13. Oktober 2009

Bayerische Kulturreferenten erörtern zeitgemäße Formen der Kulturarbeit

Das Tagungsprogramm der bayerischen Kulturreferenten am 12. und 13. September in Wald­kraiburg war vielfältig und niveauvoll. Die Leiterin der Tagung, Doris Hutter, begrüßte die 25 Teilnehmer im Haus Sudetenland in Waldkraiburg. Dort stellten sich hauptsächlich in Bayern lebende Kulturreferenten, respektive an Kultur Interessierte vor.
Den Vortrag „Jugendarbeit im Verband: Erfah­rungen, Motivation, Zugang“ hielten Andreas Roth, stellvertretender Vorsitzender der Landes­gruppe wie der Kreisgruppe München, und Eve­lyn Teutsch von der SJD Bayern. Andreas Roth, der seit zehn Jahren in der Jugendarbeit tätig ist, sprach über den Aufbau der Siebenbürgisch-Sächsischen Jugend in Deutschland, über Inter­essenvertreter und Ansprechpartner für Kinder- und Jugendarbeit sowie über die Aktivitäten des Verbandes: Brauchtumsveranstaltungen, Ju­gendbälle, Sport und Freizeit, Themenwochen­enden. Auch wies er hin auf die Aufgaben und Ziele, wie das Fortführen unseres bald 900-jährigen siebenbürgisch-sächsischen Kulturgutes und dessen Weitergabe an die Folgegeneration, das Bewahren unseres Gemeinschaftssinns, Dia­lekts, die Pflege von Kontakten zu anderen Grup­pen innerhalb der Föderation. Es sei schwierig, neue Mitglieder zu werben. Er sprach mit Über­zeugung und viel jugendlicher Begeisterung.

Doris Hutter würdigte die Jugend als eine be­sondere Stütze in der Verbandsarbeit und lobte die Rolle der Jugend beim Heimattag in Dinkels­bühl. Das Anwerben erfolgt wohl am besten durch persönliche Ansprache, war das Fazit in der anschließenden Diskussionsrunde. Viele Teil­nehmer wiesen hin auf die Notwendigkeit von Geschichtskenntnissen – irgendwann wächst bei vielen das Interesse an ihren Wurzeln. Jugend­liche können hauptsächlich über attraktive Aktivitäten herangezogen werden, sie wollen Spaß dabei haben. Einige Teilnehmer berichteten über Veranstaltungen mit und für Kinder, die auf diese Weise dann in die Jugendarbeit hineinwachsen sollen.

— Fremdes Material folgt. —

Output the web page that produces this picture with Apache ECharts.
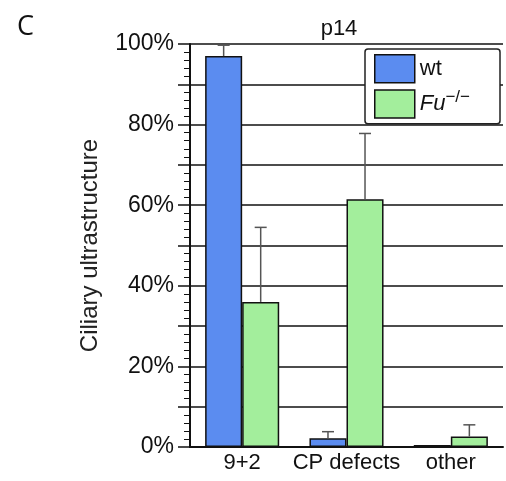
<!DOCTYPE html>
<html>
<head>
    <meta charset="utf-8">
    <title>Ciliary ultrastructure p14</title>
    <script src="https://cdn.jsdelivr.net/npm/echarts@6/dist/echarts.min.js"></script>
    <style>
      body { margin: 0; background: #fff; }
      #chart { width: 506px; height: 481px; }
    </style>
</head>
<body>
    <div id="chart"></div>
    <script type="text/javascript">
    // data
    var categories = ['9+2', 'CP defects', 'other'];
    var wtValues = [97, 2.2, 0.5];
    var wtErr = [2.7, 1.6, 0];
    var fuValues = [36, 61.5, 2.6];
    var fuErr = [18.5, 16.3, 2.9];
    var yTicks = [0, 20, 40, 60, 80, 100];

    var BLUE = '#5b8cf0';
    var GREEN = '#a3ee9c';
    var BAR_W = 0.355;

    var chart = echarts.init(document.getElementById('chart'));

    // upper-only error bars, shifted onto the wt / Fu bar
    function errorBars(values, errs, side) {
      return {
        type: 'custom',
        z: 5,
        silent: true,
        data: values.map(function (v, i) { return [i, v, v + errs[i]]; }),
        renderItem: function (params, api) {
          var band = api.size([1, 0])[0];
          var dx = side * band * BAR_W / 2;
          var lo = api.coord([api.value(0), api.value(1)]);
          var hi = api.coord([api.value(0), api.value(2)]);
          if (api.value(2) - api.value(1) <= 0) return;
          var x = lo[0] + dx, cap = 6;
          var st = { stroke: '#555', lineWidth: 1.5 };
          return {
            type: 'group',
            children: [
              { type: 'line', shape: { x1: x, y1: lo[1], x2: x, y2: hi[1] }, style: st },
              { type: 'line', shape: { x1: x - cap, y1: hi[1], x2: x + cap, y2: hi[1] }, style: st }
            ]
          };
        }
      };
    }

    var option = {
      animation: false,
      backgroundColor: '#fff',
      textStyle: { fontFamily: 'Liberation Sans' },
      title: [
        { text: 'C', left: 12, top: 9, textStyle: { fontFamily: 'Open Sans', fontWeight: 'normal', fontSize: 27, color: '#111' } },
        { text: 'p14', left: 334, top: 13, textAlign: 'center', textStyle: { fontWeight: 'normal', fontSize: 22, color: '#111' } }
      ],
      legend: {
        orient: 'vertical',
        left: 365,
        top: 49,
        padding: [5, 30, 5, 9],
        itemWidth: 40,
        itemHeight: 28,
        itemGap: 5,
        itemTextGap: 16,
        backgroundColor: '#fff',
        borderColor: '#222',
        borderWidth: 1.5,
        borderRadius: 3,
        icon: 'rect',
        itemStyle: { borderColor: '#111', borderWidth: 1.5 },
        textStyle: {
          fontSize: 22, color: '#111',
          rich: {
            i: { fontStyle: 'italic', fontSize: 22, color: '#111' },
            s: { fontSize: 17, color: '#111', verticalAlign: 'top', padding: [0, 0, 14, 0] }
          }
        },
        formatter: function (n) { return n === 'wt' ? 'wt' : '{i|Fu}{s|\u2212/\u2212}'; },
        data: ['wt', 'Fu']
      },
      grid: { left: 190, right: 3, top: 44, bottom: 34 },
      xAxis: {
        type: 'category',
        data: categories,
        axisLine: { lineStyle: { color: '#111', width: 2 } },
        axisTick: { show: false },
        axisLabel: { color: '#111', fontSize: 22, margin: 5, interval: 0 }
      },
      yAxis: {
        type: 'value',
        min: 0,
        max: 100,
        interval: 10,
        name: 'Ciliary ultrastructure',
        nameLocation: 'middle',
        nameGap: 88,
        nameTextStyle: { fontSize: 24, color: '#222' },
        axisLine: { show: true, lineStyle: { color: '#111', width: 2 } },
        axisTick: { show: true, length: 12, lineStyle: { color: '#111', width: 1.5 } },
        minorTick: { show: true, splitNumber: 5, length: 6, lineStyle: { color: '#111', width: 1 } },
        splitLine: { show: true, lineStyle: { color: '#111', width: 1.5 } },
        axisLabel: {
          color: '#111', fontSize: 23, margin: 16,
          formatter: function (v) { return yTicks.indexOf(v) >= 0 ? v + '%' : ''; }
        }
      },
      series: [
        { name: 'wt', type: 'bar', data: wtValues, barWidth: (BAR_W * 100) + '%', barGap: '0%',
          itemStyle: { color: BLUE, borderColor: '#111', borderWidth: 1.5 } },
        { name: 'Fu', type: 'bar', data: fuValues, barWidth: (BAR_W * 100) + '%', barGap: '0%',
          itemStyle: { color: GREEN, borderColor: '#111', borderWidth: 1.5 } },
        errorBars(wtValues, wtErr, -1),
        errorBars(fuValues, fuErr, 1)
      ]
    };

    chart.setOption(option);
    </script>
</body>
</html>
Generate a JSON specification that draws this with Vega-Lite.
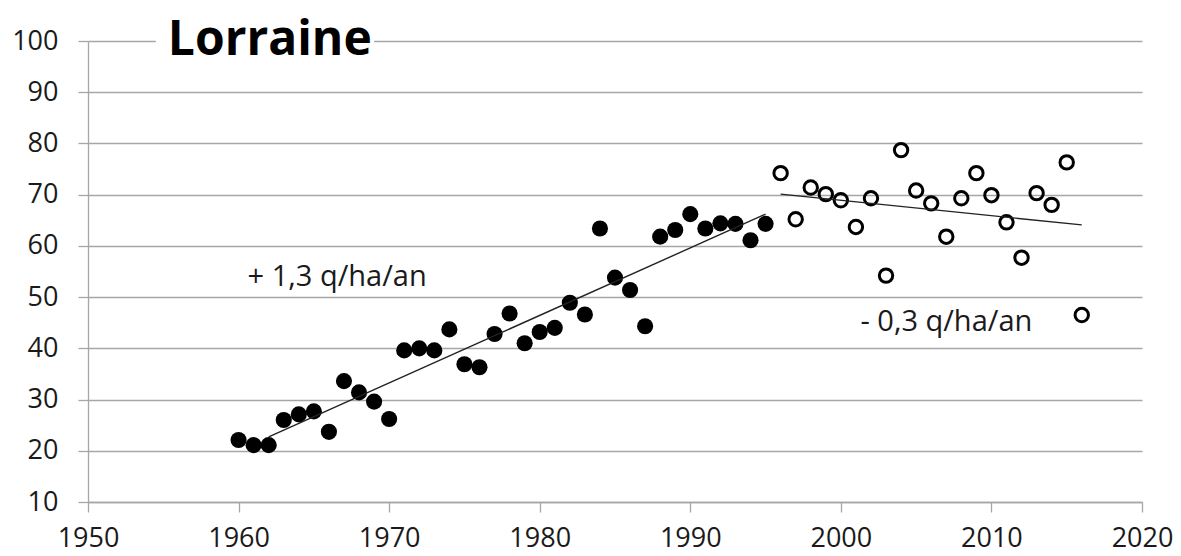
{
  "$schema": "https://vega.github.io/schema/vega-lite/v6.json",
  "width": 1054,
  "height": 461,
  "autosize": "none",
  "padding": {"left": 88, "top": 41, "right": 39, "bottom": 54},
  "background": "white",
  "config": {
    "view": {"stroke": null},
    "font": "Open Sans",
    "axis": {
      "labelFont": "Open Sans",
      "labelFontSize": 27,
      "labelColor": "#1a1a1a",
      "domainColor": "#a6a6a6",
      "tickColor": "#a6a6a6",
      "gridColor": "#a6a6a6",
      "domainWidth": 1.3,
      "tickWidth": 1.3,
      "gridWidth": 1.3,
      "tickSize": 10,
      "title": null
    }
  },
  "datasets": {
    "pts": [
      {"year": 1960, "yield": 22.1, "period": "avant"},
      {"year": 1961, "yield": 21.1, "period": "avant"},
      {"year": 1962, "yield": 21.1, "period": "avant"},
      {"year": 1963, "yield": 26.0, "period": "avant"},
      {"year": 1964, "yield": 27.1, "period": "avant"},
      {"year": 1965, "yield": 27.7, "period": "avant"},
      {"year": 1966, "yield": 23.7, "period": "avant"},
      {"year": 1967, "yield": 33.6, "period": "avant"},
      {"year": 1968, "yield": 31.4, "period": "avant"},
      {"year": 1969, "yield": 29.6, "period": "avant"},
      {"year": 1970, "yield": 26.2, "period": "avant"},
      {"year": 1971, "yield": 39.6, "period": "avant"},
      {"year": 1972, "yield": 40.0, "period": "avant"},
      {"year": 1973, "yield": 39.6, "period": "avant"},
      {"year": 1974, "yield": 43.7, "period": "avant"},
      {"year": 1975, "yield": 36.9, "period": "avant"},
      {"year": 1976, "yield": 36.3, "period": "avant"},
      {"year": 1977, "yield": 42.8, "period": "avant"},
      {"year": 1978, "yield": 46.8, "period": "avant"},
      {"year": 1979, "yield": 41.0, "period": "avant"},
      {"year": 1980, "yield": 43.2, "period": "avant"},
      {"year": 1981, "yield": 44.0, "period": "avant"},
      {"year": 1982, "yield": 48.9, "period": "avant"},
      {"year": 1983, "yield": 46.6, "period": "avant"},
      {"year": 1984, "yield": 63.4, "period": "avant"},
      {"year": 1985, "yield": 53.8, "period": "avant"},
      {"year": 1986, "yield": 51.4, "period": "avant"},
      {"year": 1987, "yield": 44.3, "period": "avant"},
      {"year": 1988, "yield": 61.8, "period": "avant"},
      {"year": 1989, "yield": 63.1, "period": "avant"},
      {"year": 1990, "yield": 66.2, "period": "avant"},
      {"year": 1991, "yield": 63.4, "period": "avant"},
      {"year": 1992, "yield": 64.4, "period": "avant"},
      {"year": 1993, "yield": 64.3, "period": "avant"},
      {"year": 1994, "yield": 61.1, "period": "avant"},
      {"year": 1995, "yield": 64.3, "period": "avant"},
      {"year": 1996, "yield": 74.2, "period": "apres"},
      {"year": 1997, "yield": 65.2, "period": "apres"},
      {"year": 1998, "yield": 71.4, "period": "apres"},
      {"year": 1999, "yield": 70.1, "period": "apres"},
      {"year": 2000, "yield": 68.9, "period": "apres"},
      {"year": 2001, "yield": 63.7, "period": "apres"},
      {"year": 2002, "yield": 69.3, "period": "apres"},
      {"year": 2003, "yield": 54.2, "period": "apres"},
      {"year": 2004, "yield": 78.7, "period": "apres"},
      {"year": 2005, "yield": 70.8, "period": "apres"},
      {"year": 2006, "yield": 68.3, "period": "apres"},
      {"year": 2007, "yield": 61.8, "period": "apres"},
      {"year": 2008, "yield": 69.3, "period": "apres"},
      {"year": 2009, "yield": 74.2, "period": "apres"},
      {"year": 2010, "yield": 69.9, "period": "apres"},
      {"year": 2011, "yield": 64.6, "period": "apres"},
      {"year": 2012, "yield": 57.7, "period": "apres"},
      {"year": 2013, "yield": 70.3, "period": "apres"},
      {"year": 2014, "yield": 68.0, "period": "apres"},
      {"year": 2015, "yield": 76.3, "period": "apres"},
      {"year": 2016, "yield": 46.5, "period": "apres"}
    ],
    "trends": [
      {"year": 1962, "yield": 22.7, "seg": "a"},
      {"year": 1995, "yield": 66.2, "seg": "a"},
      {"year": 1996, "yield": 70.1, "seg": "b"},
      {"year": 2016, "yield": 64.1, "seg": "b"}
    ],
    "labels": [
      {"year": 1960.6, "yield": 53.9, "text": "+ 1,3 q/ha/an"},
      {"year": 2001.3, "yield": 45.2, "text": "- 0,3 q/ha/an"}
    ],
    "titlebox": [
      {"x1": 1954.5, "x2": 1969.0, "y1": 98.5, "y2": 101.5}
    ],
    "title": [
      {"year": 1955.3, "yield": 97.2, "text": "Lorraine"}
    ]
  },
  "layer": [
    {
      "data": {"name": "pts"},
      "transform": [{"filter": "datum.period == 'avant'"}],
      "mark": {"type": "point", "shape": "circle", "filled": true, "color": "#000000", "size": 260, "opacity": 1},
      "encoding": {
        "x": {"field": "year", "type": "quantitative", "scale": {"domain": [1950, 2020], "nice": false, "zero": false},
          "axis": {"values": [1950, 1960, 1970, 1980, 1990, 2000, 2010, 2020], "format": "d", "grid": false, "labelPadding": 13, "labelFlush": false}},
        "y": {"field": "yield", "type": "quantitative", "scale": {"domain": [10, 100], "nice": false, "zero": false},
          "axis": {"values": [10, 20, 30, 40, 50, 60, 70, 80, 90, 100], "grid": true, "labelPadding": 20}}
      }
    },
    {
      "data": {"name": "pts"},
      "transform": [{"filter": "datum.period == 'apres'"}],
      "mark": {"type": "point", "shape": "circle", "filled": false, "stroke": "#000000", "strokeWidth": 3, "size": 180, "opacity": 1},
      "encoding": {
        "x": {"field": "year", "type": "quantitative"},
        "y": {"field": "yield", "type": "quantitative"}
      }
    },
    {
      "data": {"name": "trends"},
      "mark": {"type": "line", "color": "#222222", "strokeWidth": 1.4},
      "encoding": {
        "x": {"field": "year", "type": "quantitative"},
        "y": {"field": "yield", "type": "quantitative"},
        "detail": {"field": "seg"}
      }
    },
    {
      "data": {"name": "labels"},
      "mark": {"type": "text", "align": "left", "baseline": "middle", "font": "Open Sans", "fontSize": 29, "color": "#1a1a1a"},
      "encoding": {
        "x": {"field": "year", "type": "quantitative"},
        "y": {"field": "yield", "type": "quantitative"},
        "text": {"field": "text"}
      }
    },
    {
      "data": {"name": "titlebox"},
      "mark": {"type": "rect", "fill": "white", "stroke": null},
      "encoding": {
        "x": {"field": "x1", "type": "quantitative"},
        "x2": {"field": "x2"},
        "y": {"field": "y1", "type": "quantitative"},
        "y2": {"field": "y2"}
      }
    },
    {
      "data": {"name": "title"},
      "mark": {"type": "text", "align": "left", "baseline": "alphabetic", "font": "Open Sans", "fontWeight": "bold", "fontSize": 48, "color": "#000000"},
      "encoding": {
        "x": {"field": "year", "type": "quantitative"},
        "y": {"field": "yield", "type": "quantitative"},
        "text": {"field": "text"}
      }
    }
  ]
}
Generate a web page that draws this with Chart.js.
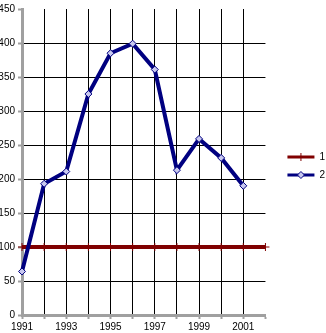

Der Vortrag von Michael Markel, „Das Sieben­bürgisch-Sächsische. Gestern. Heute. Morgen?“, weckte bei allen reges Interesse. Man erfuhr z. B., dass das Siebenbürgisch-Sächsische ein westmittelfränkischer Dialekt ist. Herr Markel sprach über einige gemeinsame Kennzeichen, mittelfränkische Eigenheiten, wie die teilweisen Lautverschiebungen (Pfarrer – Farr, aber Trop­fen – Troopen), unterbleibende stimmhafte Den­talverschiebungen (Tag – Dåch) und über die Eifler Regel (die im Nordsiebenbürgischen unterbleibt). Er erwähnte auch die Besonder­heiten der Siebenbürger „Kanzleisprache“ und dass Predigten zwar hochdeutsch geschrieben, jedoch sächsisch gehalten wurden. In der Schule gab es deutsche Bücher, aber die Kinder mussten sächsisch lesen. Erst 1848 wur­de dieser „Unfug“ beendet. Er berichtete über verschiedene Theorien unserer Einwanderung, über den Einfluss der Hochsprache auf unseren „buntgescheckten“ Dialekt und über die heutige Situation unserer Mundart. Sie wird hauptsächlich als Familiensprache benutzt; und ihre Zu­kunft ist gefährdet.
Kulturreferenten des Landesverbandes Bayern bei ...
Kulturreferenten des Landesverbandes Bayern bei der Stadtbesichtigung in Waldkraiburg.
Nach einer interessanten Stadtführung von Herrn Schleich durch Waldkraiburg, das von Flüchtlingen begründet und inzwischen gewach­sen ist, folgten Berichte aus den verschiedenen Kreisgruppen. Am Abend sang der Waldkraibur­ger Chor (Dirigentin Johanna Pelger). Es folgte ein gemütliches Beisammensein mit Erfahrungs­austausch, Vorträgen und Liedern.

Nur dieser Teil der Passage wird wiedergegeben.